**RECORDS FOR THE TASK**

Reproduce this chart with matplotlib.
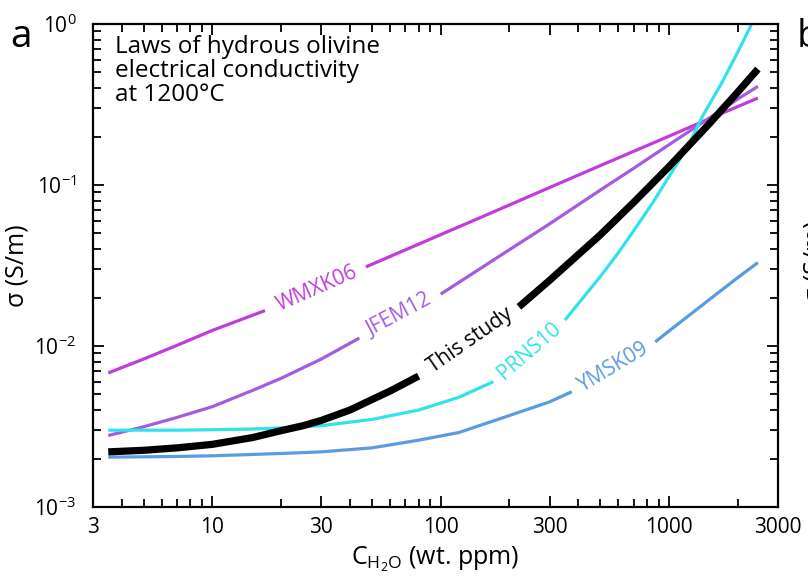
import matplotlib
matplotlib.use("Agg")
import matplotlib.pyplot as plt
from matplotlib.ticker import FixedLocator, LogLocator, NullFormatter

plt.rcParams['font.family'] = ['Open Sans', 'DejaVu Sans']
plt.rcParams['mathtext.fontset'] = 'custom'
plt.rcParams['mathtext.rm'] = 'Open Sans'
plt.rcParams['mathtext.it'] = 'Open Sans:italic'

nan = float('nan')

# water content (wt. ppm) vs conductivity (S/m)
# nan = break in the line where the name is written
study_x = [3.5, 5, 7, 10, 15, 20, 25, 30, 40, 50, 60, 80, nan,
           220, 300, 500, 700, 1000, 1500, 2000, 2450]
study_y = [2.2e-3, 2.25e-3, 2.33e-3, 2.45e-3, 2.7e-3, 2.98e-3, 3.2e-3, 3.45e-3, 4.0e-3, 4.65e-3, 5.25e-3, 6.5e-3, nan,
           0.0175, 0.0256, 0.049, 0.078, 0.130, 0.240, 0.378, 0.525]

wmxk_x = [3.5, 5, 7, 10, 17, nan, 47, 90, 150, 300, 500, 1000, 1500, 2450]
wmxk_y = [6.8e-3, 8.3e-3, 1.01e-2, 1.25e-2, 1.66e-2, nan, 0.031, 0.0461, 0.063, 0.0965, 0.132, 0.201, 0.258, 0.347]

jfem_x = [3.5, 5, 7, 10, 15, 20, 30, 44, nan, 100, 180, 300, 500, 700, 1000, 1400, 2000, 2450]
jfem_y = [2.78e-3, 3.15e-3, 3.6e-3, 4.2e-3, 5.3e-3, 6.3e-3, 8.3e-3, 1.12e-2, nan,
          0.021, 0.036, 0.0574, 0.093, 0.127, 0.178, 0.244, 0.342, 0.41]

prns_x = [3.5, 5, 7, 10, 15, 20, 30, 50, 80, 120, 170, nan,
          350, 500, 600, 700, 850, 1000, 1200, 1400, 1700, 2000, 2300]
prns_y = [3.0e-3, 3.0e-3, 3.0e-3, 3.02e-3, 3.05e-3, 3.1e-3, 3.2e-3, 3.5e-3, 4.0e-3, 4.8e-3, 6.0e-3, nan,
          0.0145, 0.027, 0.038, 0.052, 0.078, 0.113, 0.170, 0.267, 0.43, 0.67, 1.0]

ymsk_x = [3.5, 5, 7, 10, 15, 20, 30, 50, 80, 120, 200, 300, 375, nan, 870, 1000, 1500, 2000, 2450]
ymsk_y = [2.04e-3, 2.05e-3, 2.06e-3, 2.08e-3, 2.12e-3, 2.15e-3, 2.2e-3, 2.33e-3, 2.6e-3, 2.9e-3,
          3.7e-3, 4.5e-3, 5.2e-3, nan, 0.0106, 0.0124, 0.0194, 0.0266, 0.033]

x_ticks = [3, 10, 30, 100, 300, 1000, 3000]
x_tick_labels = ['3', '10', '30', '100', '300', '1000', '3000']
y_ticks = [1e-3, 1e-2, 1e-1, 1]
y_tick_labels = [r'$\mathregular{10^{-3}}$', r'$\mathregular{10^{-2}}$',
                 r'$\mathregular{10^{-1}}$', r'$\mathregular{10^{0}}$']

c_wmxk = '#c23cdc'
c_jfem = '#a35ce0'
c_prns = '#30e3e8'
c_ymsk = '#5b9be2'

fig = plt.figure(figsize=(8.08, 5.81), dpi=100)
ax = fig.add_axes([93 / 808, 74 / 581, 685 / 808, 483 / 581])
ax.set_xscale('log')
ax.set_yscale('log')

ax.plot(ymsk_x, ymsk_y, color=c_ymsk, lw=2.3, solid_capstyle='butt')
ax.plot(wmxk_x, wmxk_y, color=c_wmxk, lw=2.3, solid_capstyle='butt')
ax.plot(jfem_x, jfem_y, color=c_jfem, lw=2.3, solid_capstyle='butt')
ax.plot(prns_x, prns_y, color=c_prns, lw=2.3, solid_capstyle='butt')
ax.plot(study_x, study_y, color='black', lw=5.2, solid_capstyle='butt')

lab = dict(ha='center', va='center', rotation_mode='anchor', fontsize=15)
ax.text(28.6, 0.0227, 'WMXK06', color=c_wmxk, rotation=23.7, **lab)
ax.text(66, 0.0155, 'JFEM12', color=c_jfem, rotation=28, **lab)
ax.text(135, 0.0108, 'This study', color='black', rotation=34.8, **lab)
ax.text(244, 0.0093, 'PRNS10', color=c_prns, rotation=40.7, **lab)
ax.text(572, 0.0074, 'YMSK09', color=c_ymsk, rotation=31, **lab)

ax.text(0.032, 0.977, 'Laws of hydrous olivine\nelectrical conductivity\nat 1200°C',
        transform=ax.transAxes, ha='left', va='top', fontsize=17.5, linespacing=1.0)

ax.set_xlim(3, 3000)
ax.set_ylim(1e-3, 1)
ax.xaxis.set_major_locator(FixedLocator(x_ticks))
ax.set_xticklabels(x_tick_labels)
ax.xaxis.set_minor_locator(LogLocator(base=10, subs=range(2, 10), numticks=20))
ax.xaxis.set_minor_formatter(NullFormatter())
ax.yaxis.set_major_locator(FixedLocator(y_ticks))
ax.set_yticklabels(y_tick_labels)
ax.yaxis.set_minor_locator(LogLocator(base=10, subs=range(2, 10), numticks=20))
ax.yaxis.set_minor_formatter(NullFormatter())

ax.tick_params(which='both', direction='in', top=True, right=True, width=1.3,
               labelsize=15, color='black')
ax.tick_params(which='major', length=8)
ax.tick_params(axis='x', which='major', pad=7)
ax.tick_params(axis='y', which='major', pad=12)
ax.tick_params(which='minor', length=6)
for s in ax.spines.values():
    s.set_linewidth(1.6)

ax.set_xlabel(r'$\mathregular{C_{H_2O}}$ (wt. ppm)', fontsize=18, labelpad=5)
ax.set_ylabel('σ (S/m)', fontsize=18)
ax.yaxis.set_label_coords(-0.092, 0.5)

fig.text(10 / 808, 1 - 47 / 581, 'a', fontsize=28)
fig.text(797 / 808, 1 - 47 / 581, 'b', fontsize=28)
fig.text(802 / 808, 1 - 262 / 581, 'σ (S/m)', fontsize=18, rotation=90, ha='left', va='center')

fig.savefig('out.png', dpi=100)
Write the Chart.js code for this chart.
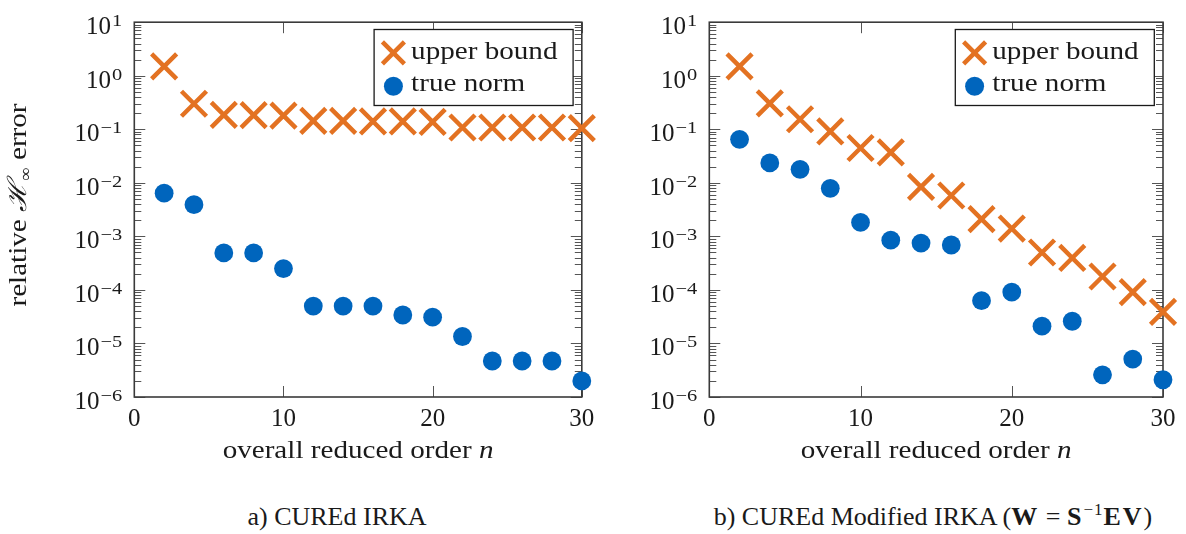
<!DOCTYPE html>
<html>
<head>
<meta charset="utf-8">
<script src="https://cdn.jsdelivr.net/npm/chart.js@4.4.1/dist/chart.umd.min.js"></script>
<style>
  html, body { margin: 0; padding: 0; background: #fff; width: 1186px; height: 534px; overflow: hidden; }
  #left  { position: absolute; left: 0;     top: 0; width: 604px; height: 480px; }
  #right { position: absolute; left: 604px; top: 0; width: 582px; height: 480px; }
  .cap { position: absolute; top: 502px; transform: translateX(-50%); font-family: 'Liberation Serif', serif;
         font-size: 26px; line-height: 30px; color: #1a1a1a; white-space: nowrap; }
  .cap b { letter-spacing: 2px; }
  .cap sup { font-size: 17px; vertical-align: 10px; line-height: 0; letter-spacing: 1px; }
</style>
</head>
<body>
<div id="left"><canvas id="chartA"></canvas></div>
<div id="right"><canvas id="chartB"></canvas></div>
<div class="cap" style="left:337px">a) CUREd IRKA</div>
<div class="cap" style="left:933px">b) CUREd Modified IRKA (<b>W</b> = <b>S</b><sup>−1</sup><b>EV</b>)</div>

<script>
// reduced orders n
const orders = [2, 4, 6, 8, 10, 12, 14, 16, 18, 20, 22, 24, 26, 28, 30];

// a) CUREd IRKA
const irkaBound = [1.5, 0.30, 0.186, 0.184, 0.18, 0.144, 0.144, 0.14, 0.14, 0.137, 0.108, 0.108, 0.108, 0.108, 0.105];
const irkaTrue  = [6.4e-3, 3.9e-3, 4.9e-4, 4.9e-4, 2.5e-4, 5.0e-5, 5.0e-5, 5.0e-5, 3.4e-5, 3.1e-5, 1.35e-5, 4.7e-6, 4.7e-6, 4.7e-6, 2.0e-6];

// b) CUREd Modified IRKA
const modBound = [1.5, 0.305, 0.154, 0.091, 0.0447, 0.0371, 0.0084, 0.0058, 0.0021, 0.0014, 5.0e-4, 3.95e-4, 1.78e-4, 9.1e-5, 3.9e-5];
const modTrue  = [0.065, 0.0235, 0.0179, 0.0079, 0.00182, 8.5e-4, 7.5e-4, 6.9e-4, 6.3e-5, 9.1e-5, 2.1e-5, 2.6e-5, 2.6e-6, 5.1e-6, 2.1e-6];

// axis ticks
const xTickValues = [0, 10, 20, 30];
const yDecades = [-6, -5, -4, -3, -2, -1, 0, 1];

const legendLabels = ['upper bound', 'true norm'];

const ORANGE = '#E37222';
const BLUE = '#0065BD';
const SERIF = "'Liberation Serif', 'DejaVu Serif', serif";
const INK = '#1a1a1a';
const FRAME = '#3a3a3a';

// text drawn with a slight horizontal stretch (wider serif look)
function text(ctx, str, x, y, font, align, sx) {
  sx = sx || 1;
  ctx.save();
  ctx.font = font;
  const w = ctx.measureText(str).width * sx;
  let left = x;
  if (align === 'center') left = x - w / 2;
  else if (align === 'right') left = x - w;
  ctx.translate(left, y);
  ctx.scale(sx, 1);
  ctx.textAlign = 'left';
  ctx.textBaseline = 'alphabetic';
  ctx.fillText(str, 0, 0);
  ctx.restore();
  return w;
}
function textWidth(ctx, str, font, sx) {
  ctx.save(); ctx.font = font;
  const w = ctx.measureText(str).width * (sx || 1);
  ctx.restore();
  return w;
}

function crossX(ctx, x, y, half, lw) {
  ctx.save();
  ctx.strokeStyle = ORANGE;
  ctx.lineWidth = lw;
  ctx.beginPath();
  ctx.moveTo(x - half, y - half); ctx.lineTo(x + half, y + half);
  ctx.moveTo(x - half, y + half); ctx.lineTo(x + half, y - half);
  ctx.stroke();
  ctx.restore();
}
function dot(ctx, x, y, r) {
  ctx.save();
  ctx.fillStyle = BLUE;
  ctx.beginPath(); ctx.arc(x, y, r, 0, Math.PI * 2); ctx.fill();
  ctx.restore();
}

const F_TICK = '25px ' + SERIF;
const F_SUP = '17px ' + SERIF;
const F_TXT = '26px ' + SERIF;
const F_ITAL = 'italic 26px ' + SERIF;
const SX = 1.12;

// frame, inward ticks, tick labels and axis titles
const framePlugin = {
  id: 'frame',
  beforeDatasetsDraw(chart, args, opts) {
    const ctx = chart.ctx;
    const xs = chart.scales.x, ys = chart.scales.y;
    const a = chart.chartArea;
    ctx.save();
    ctx.strokeStyle = '#555';
    ctx.lineWidth = 1;
    // x ticks (bottom and top)
    xTickValues.forEach(v => {
      const px = Math.round(xs.getPixelForValue(v)) + 0.5;
      ctx.beginPath();
      ctx.moveTo(px, a.bottom); ctx.lineTo(px, a.bottom - 11);
      ctx.moveTo(px, a.top); ctx.lineTo(px, a.top + 11);
      ctx.stroke();
    });
    // y ticks, major and minor, both sides
    yDecades.forEach(e => {
      const py = Math.round(ys.getPixelForValue(Math.pow(10, e))) + 0.5;
      ctx.beginPath();
      ctx.moveTo(a.left, py); ctx.lineTo(a.left + 11, py);
      ctx.moveTo(a.right, py); ctx.lineTo(a.right - 11, py);
      ctx.stroke();
      if (e < yDecades[yDecades.length - 1]) {
        for (let k = 2; k <= 9; k++) {
          const pm = Math.round(ys.getPixelForValue(k * Math.pow(10, e))) + 0.5;
          ctx.beginPath();
          ctx.moveTo(a.left, pm); ctx.lineTo(a.left + 7, pm);
          ctx.moveTo(a.right, pm); ctx.lineTo(a.right - 7, pm);
          ctx.stroke();
        }
      }
    });
    // box
    ctx.strokeStyle = FRAME;
    ctx.lineWidth = 1.6;
    ctx.strokeRect(a.left, a.top, a.right - a.left, a.bottom - a.top);

    ctx.fillStyle = INK;
    // x tick labels
    xTickValues.forEach(v => {
      text(ctx, String(v), xs.getPixelForValue(v), a.bottom + 29, F_TICK, 'center');
    });
    // y tick labels: 10 with exponent
    yDecades.forEach(e => {
      const py = ys.getPixelForValue(Math.pow(10, e));
      const sup = e < 0 ? '\u2212' + Math.abs(e) : String(e);
      const wSup = textWidth(ctx, sup, F_SUP, 1.2);
      const wBase = textWidth(ctx, '10', F_TICK);
      const right = a.left - 12;
      text(ctx, '10', right - wSup - wBase - 1, py + 12, F_TICK, 'left');
      text(ctx, sup, right - wSup, py + 4, F_SUP, 'left', 1.2);
    });
    // x axis title
    const t1 = 'overall reduced order ';
    const w1 = textWidth(ctx, t1, F_TXT, SX);
    const wn = textWidth(ctx, 'n', F_ITAL, SX);
    const x0 = (a.left + a.right) / 2 - (w1 + wn) / 2;
    text(ctx, t1, x0, a.bottom + 61, F_TXT, 'left', SX);
    text(ctx, 'n', x0 + w1, a.bottom + 61, F_ITAL, 'left', SX);

    // y axis title
    if (opts.yTitle) {
      ctx.save();
      ctx.translate(26, 205);
      ctx.rotate(-Math.PI / 2);
      const p1 = 'relative ', p3 = ' error';
      const wp1 = textWidth(ctx, p1, F_TXT, SX), wp3 = textWidth(ctx, p3, F_TXT, SX);
      const wH = textWidth(ctx, '\u210B', F_ITAL, SX);
      const wI = textWidth(ctx, '\u221E', F_SUP, 1.1);
      let x = -(wp1 + wH + wI + wp3) / 2;
      text(ctx, p1, x, 0, F_TXT, 'left', SX); x += wp1;
      text(ctx, '\u210B', x, 0, F_ITAL, 'left', SX); x += wH;
      text(ctx, '\u221E', x, 5, F_SUP, 'left', 1.1); x += wI;
      text(ctx, p3, x, 0, F_TXT, 'left', SX);
      ctx.restore();
    }
    ctx.restore();
  },
  afterDatasetsDraw(chart) {
    const ctx = chart.ctx;
    const a = chart.chartArea;
    const bw = 199, bh = 76;
    const bx = a.right - 8.7 - bw, by = a.top + 7.3;
    ctx.save();
    ctx.fillStyle = '#fff';
    ctx.fillRect(bx, by, bw, bh);
    ctx.strokeStyle = INK;
    ctx.lineWidth = 1.3;
    ctx.strokeRect(bx, by, bw, bh);
    crossX(ctx, bx + 19.3, by + 23.4, 11, 4.5);
    dot(ctx, bx + 19.3, by + 56.7, 9.5);
    ctx.fillStyle = INK;
    text(ctx, legendLabels[0], bx + 37, by + 29.4, F_TXT, 'left', SX);
    text(ctx, legendLabels[1], bx + 37, by + 61, F_TXT, 'left', SX);
    ctx.restore();
  }
};

function makeChart(id, boundVals, trueVals, pad, yTitle) {
  return new Chart(document.getElementById(id), {
    type: 'scatter',
    data: {
      datasets: [
        {
          label: legendLabels[0],
          data: orders.map((n, i) => ({ x: n, y: boundVals[i] })),
          pointStyle: 'crossRot',
          pointRadius: 17.7,
          pointHoverRadius: 17.7,
          borderColor: ORANGE,
          backgroundColor: ORANGE,
          pointBorderWidth: 4.5,
          clip: false
        },
        {
          label: legendLabels[1],
          data: orders.map((n, i) => ({ x: n, y: trueVals[i] })),
          pointStyle: 'circle',
          pointRadius: 9.4,
          pointHoverRadius: 9.4,
          borderWidth: 0,
          pointBorderWidth: 0,
          backgroundColor: BLUE,
          borderColor: BLUE,
          clip: false
        }
      ]
    },
    options: {
      responsive: true,
      maintainAspectRatio: false,
      animation: false,
      events: [],
      layout: { padding: pad },
      plugins: { legend: { display: false }, tooltip: { enabled: false }, frame: { yTitle } },
      scales: {
        x: { type: 'linear', min: 0, max: 30, display: false },
        y: { type: 'logarithmic', min: 1e-6, max: 10, display: false }
      }
    },
    plugins: [framePlugin]
  });
}

makeChart('chartA', irkaBound, irkaTrue, { left: 134.3, right: 16, top: 20, bottom: 83 }, true);
makeChart('chartB', modBound, modTrue, { left: 105.3, right: 23, top: 20, bottom: 83 }, false);
</script>
</body>
</html>
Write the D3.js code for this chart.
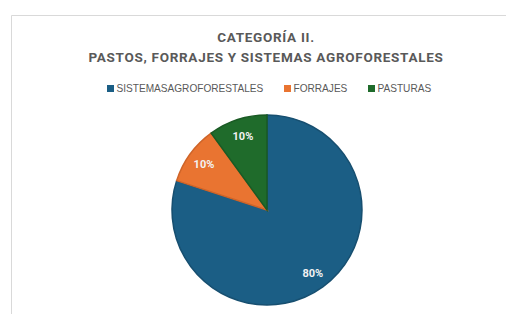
<!DOCTYPE html>
<html lang='es'>
  <head>
    <meta charset='utf-8'>
    <title>Categoría II</title>
    <script src='https://cdn.jsdelivr.net/npm/d3@7'></script>
    <style>
      body { margin: 0; background: #fff; }
    </style>
  </head>
  <body>
    <script>
      var categories = ['SISTEMASAGROFORESTALES', 'FORRAJES', 'PASTURAS'];
      var values = [80, 10, 10];
      var colors = ['#1b5e85', '#e97431', '#1f6b2b'];
      var strokes = ['#174f70', '#cf6428', '#1a5a24'];
      var titleLines = ['CATEGORÍA II.', 'PASTOS, FORRAJES Y SISTEMAS AGROFORESTALES'];

      var w = 506, h = 314;
      var cx = 267, cy = 210, r = 95;

      var svg = d3.select('body').append('svg')
                  .attr('width', w)
                  .attr('height', h);

      // chart frame
      svg.append('path')
         .attr('d', 'M11.5,' + h + 'V15.5H' + w)
         .attr('fill', 'none')
         .attr('stroke', '#d9d9d9');

      svg.selectAll('text.title')
         .data(titleLines)
         .enter()
         .append('text')
         .attr('class', 'title')
         .attr('x', 266)
         .attr('y', function(d, i){ return 42 + i * 20; })
         .attr('text-anchor', 'middle')
         .attr('font-family', 'Roboto, sans-serif')
         .attr('font-weight', 'bold')
         .attr('font-size', '13.5px')
         .attr('letter-spacing', '0.7px')
         .attr('fill', '#595959')
         .text(function(d){ return d; });

      // legend
      var legendX = [107, 284, 368];
      var lg = svg.selectAll('g.leg')
                  .data(categories)
                  .enter()
                  .append('g')
                  .attr('class', 'leg')
                  .attr('transform', function(d, i){ return 'translate(' + legendX[i] + ',88.5)'; });
      lg.append('rect')
        .attr('x', 0).attr('y', -3.5)
        .attr('width', 7).attr('height', 7)
        .attr('fill', function(d, i){ return colors[i]; });
      lg.append('text')
        .attr('x', 9.5)
        .attr('y', 3.5)
        .attr('font-family', 'Liberation Sans, Arial, sans-serif')
        .attr('font-size', '10.1px')
        .attr('fill', '#595959')
        .text(function(d){ return d; });

      var pie = d3.pie().sort(null).value(function(d){ return d; });
      var arc = d3.arc().innerRadius(0).outerRadius(r);
      var arcs = pie(values);

      var g = svg.append('g').attr('transform', 'translate(' + cx + ',' + cy + ')');
      g.selectAll('path')
       .data(arcs)
       .enter()
       .append('path')
       .attr('d', arc)
       .attr('fill', function(d, i){ return colors[i]; })
       .attr('stroke', function(d, i){ return strokes[i]; })
       .attr('stroke-width', 1.5);

      var labelArc = d3.arc().innerRadius(r * 0.82).outerRadius(r * 0.82);
      var total = d3.sum(values);
      g.selectAll('text')
       .data(arcs)
       .enter()
       .append('text')
       .attr('transform', function(d){ return 'translate(' + labelArc.centroid(d) + ')'; })
       .attr('dy', '0.35em')
       .attr('text-anchor', 'middle')
       .attr('font-family', 'Roboto, sans-serif')
       .attr('font-weight', 'bold')
       .attr('font-size', '11px')
       .attr('fill', '#f2f2f2')
       .text(function(d){ return Math.round(d.value / total * 100) + '%'; });
    </script>
  </body>
</html>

**PROBLEM TO SOLVE**
Everything above from the line with "Write the D3.js code for this chart." through the line with "var cx = 267, cy = 210, r = 95;" should be retyped exactly, and nothing else; omit pictures.

**SOLUTION TO THIS EXERCISE**
Write the D3.js code for this chart.
<!DOCTYPE html>
<html lang='es'>
  <head>
    <meta charset='utf-8'>
    <title>Categoría II</title>
    <script src='https://cdn.jsdelivr.net/npm/d3@7'></script>
    <style>
      body { margin: 0; background: #fff; }
    </style>
  </head>
  <body>
    <script>
      var categories = ['SISTEMASAGROFORESTALES', 'FORRAJES', 'PASTURAS'];
      var values = [80, 10, 10];
      var colors = ['#1b5e85', '#e97431', '#1f6b2b'];
      var strokes = ['#174f70', '#cf6428', '#1a5a24'];
      var titleLines = ['CATEGORÍA II.', 'PASTOS, FORRAJES Y SISTEMAS AGROFORESTALES'];

      var w = 506, h = 314;
      var cx = 267, cy = 210, r = 95;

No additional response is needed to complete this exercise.